Work to complete: Type out the complete listing below word for word, without its pictures.
— Begin —
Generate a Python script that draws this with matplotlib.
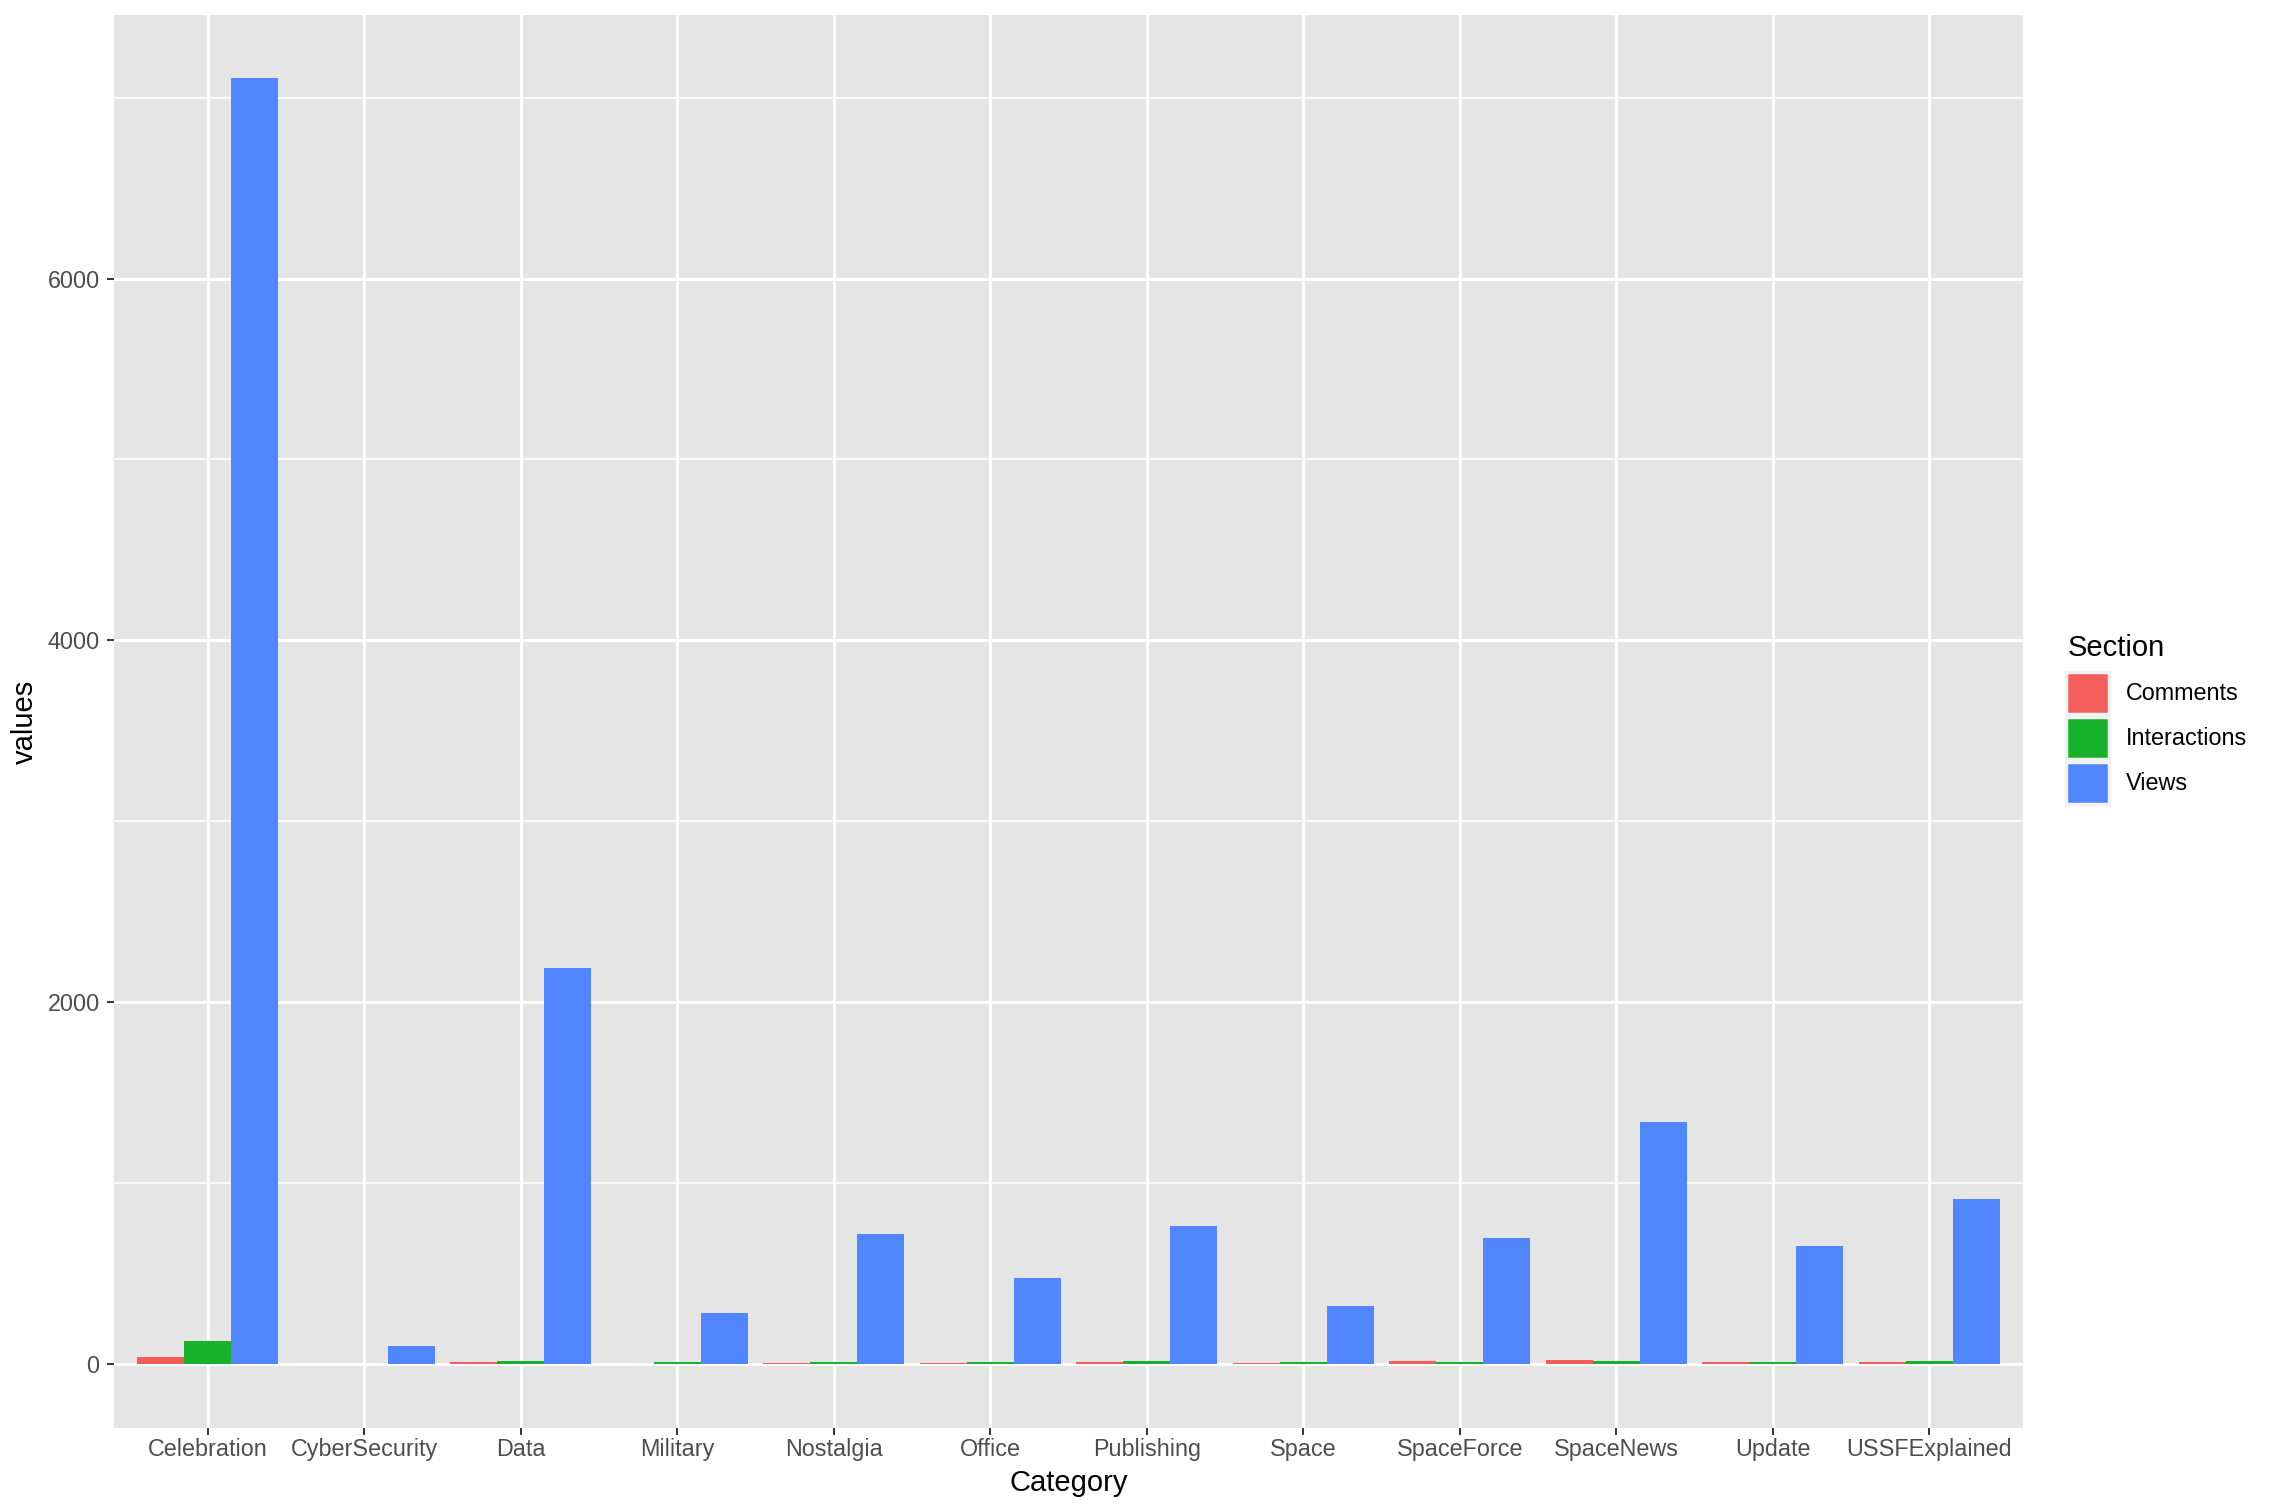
import matplotlib.pyplot as plt
import numpy as np
from matplotlib.patches import Patch

# Data
categories = ["Celebration", "CyberSecurity", "Data", "Military", "Nostalgia", "Office",
              "Publishing", "Space", "SpaceForce", "SpaceNews", "Update", "USSFExplained"]
comments = [37, 0, 9, 0, 4, 4, 9, 4, 15, 21, 9, 9]
interactions = [126, 0, 15, 9, 9, 9, 15, 9, 9, 15, 9, 15]
views = [7110, 98, 2185, 278, 717, 476, 759, 317, 694, 1337, 653, 910]

sections = ["Comments", "Interactions", "Views"]
colors = ["#F35E5A", "#17B12B", "#5086FF"]

plt.rcParams["font.family"] = ["Liberation Sans", "DejaVu Sans"]

W, H = 2278, 1512
fig = plt.figure(figsize=(W / 100, H / 100), dpi=100)
ax = fig.add_axes([114 / W, 1 - 1428 / H, (2023 - 114) / W, (1428 - 15) / H])

x = np.arange(len(categories))
w = 0.3
for i, (vals, col) in enumerate(zip([comments, interactions, views], colors)):
    ax.bar(x + (i - 1) * w, vals, width=w, color=col, zorder=3)

ax.set_facecolor("#E5E5E5")
ax.set_xlim(-0.6, len(categories) - 0.4)
ax.set_ylim(-356, 7457)
ax.set_yticks([0, 2000, 4000, 6000])
ax.set_yticks([1000, 3000, 5000, 7000], minor=True)
ax.set_xticks(x)
ax.set_xticklabels(categories)
ax.grid(which="major", color="white", linewidth=2.2, zorder=0)
ax.grid(which="minor", axis="y", color="white", linewidth=1.2, zorder=0)
ax.set_axisbelow(True)
for s in ax.spines.values():
    s.set_visible(False)
ax.tick_params(which="major", length=4.8, width=1.4, color="#333333",
               labelsize=16.8, labelcolor="#4D4D4D")
ax.tick_params(axis="y", pad=5.5)
ax.tick_params(axis="x", pad=2.5)
ax.tick_params(which="minor", length=0)

ax.set_xlabel("Category", fontsize=21, color="black", labelpad=5.5)
ax.set_ylabel("values", fontsize=21, color="black", labelpad=6)

# legend: title placed separately, keys ~42 px squares with a thin light border
fig.text(2068 / W, 1 - 656 / H, "Section", fontsize=21, ha="left", va="baseline")
handles = [Patch(facecolor=c, edgecolor="#F2F2F2", linewidth=2.5) for c in colors]
leg = fig.legend(handles, sections, loc="upper left",
                 bbox_to_anchor=(2066 / W, 1 - 672 / H),
                 frameon=False, fontsize=16.8,
                 handlelength=1.85, handleheight=2.4, labelspacing=0.12,
                 handletextpad=0.7, borderaxespad=0, borderpad=0)

fig.savefig("out.png", dpi=100)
— End —
Response for this exercise:
Generate a Python script that draws this with matplotlib.
import matplotlib.pyplot as plt
import numpy as np
from matplotlib.patches import Patch

# Data
categories = ["Celebration", "CyberSecurity", "Data", "Military", "Nostalgia", "Office",
              "Publishing", "Space", "SpaceForce", "SpaceNews", "Update", "USSFExplained"]
comments = [37, 0, 9, 0, 4, 4, 9, 4, 15, 21, 9, 9]
interactions = [126, 0, 15, 9, 9, 9, 15, 9, 9, 15, 9, 15]
views = [7110, 98, 2185, 278, 717, 476, 759, 317, 694, 1337, 653, 910]

sections = ["Comments", "Interactions", "Views"]
colors = ["#F35E5A", "#17B12B", "#5086FF"]

plt.rcParams["font.family"] = ["Liberation Sans", "DejaVu Sans"]

W, H = 2278, 1512
fig = plt.figure(figsize=(W / 100, H / 100), dpi=100)
ax = fig.add_axes([114 / W, 1 - 1428 / H, (2023 - 114) / W, (1428 - 15) / H])

x = np.arange(len(categories))
w = 0.3
for i, (vals, col) in enumerate(zip([comments, interactions, views], colors)):
    ax.bar(x + (i - 1) * w, vals, width=w, color=col, zorder=3)

ax.set_facecolor("#E5E5E5")
ax.set_xlim(-0.6, len(categories) - 0.4)
ax.set_ylim(-356, 7457)
ax.set_yticks([0, 2000, 4000, 6000])
ax.set_yticks([1000, 3000, 5000, 7000], minor=True)
ax.set_xticks(x)
ax.set_xticklabels(categories)
ax.grid(which="major", color="white", linewidth=2.2, zorder=0)
ax.grid(which="minor", axis="y", color="white", linewidth=1.2, zorder=0)
ax.set_axisbelow(True)
for s in ax.spines.values():
    s.set_visible(False)
ax.tick_params(which="major", length=4.8, width=1.4, color="#333333",
               labelsize=16.8, labelcolor="#4D4D4D")
ax.tick_params(axis="y", pad=5.5)
ax.tick_params(axis="x", pad=2.5)
ax.tick_params(which="minor", length=0)

ax.set_xlabel("Category", fontsize=21, color="black", labelpad=5.5)
ax.set_ylabel("values", fontsize=21, color="black", labelpad=6)

# legend: title placed separately, keys ~42 px squares with a thin light border
fig.text(2068 / W, 1 - 656 / H, "Section", fontsize=21, ha="left", va="baseline")
handles = [Patch(facecolor=c, edgecolor="#F2F2F2", linewidth=2.5) for c in colors]
leg = fig.legend(handles, sections, loc="upper left",
                 bbox_to_anchor=(2066 / W, 1 - 672 / H),
                 frameon=False, fontsize=16.8,
                 handlelength=1.85, handleheight=2.4, labelspacing=0.12,
                 handletextpad=0.7, borderaxespad=0, borderpad=0)

fig.savefig("out.png", dpi=100)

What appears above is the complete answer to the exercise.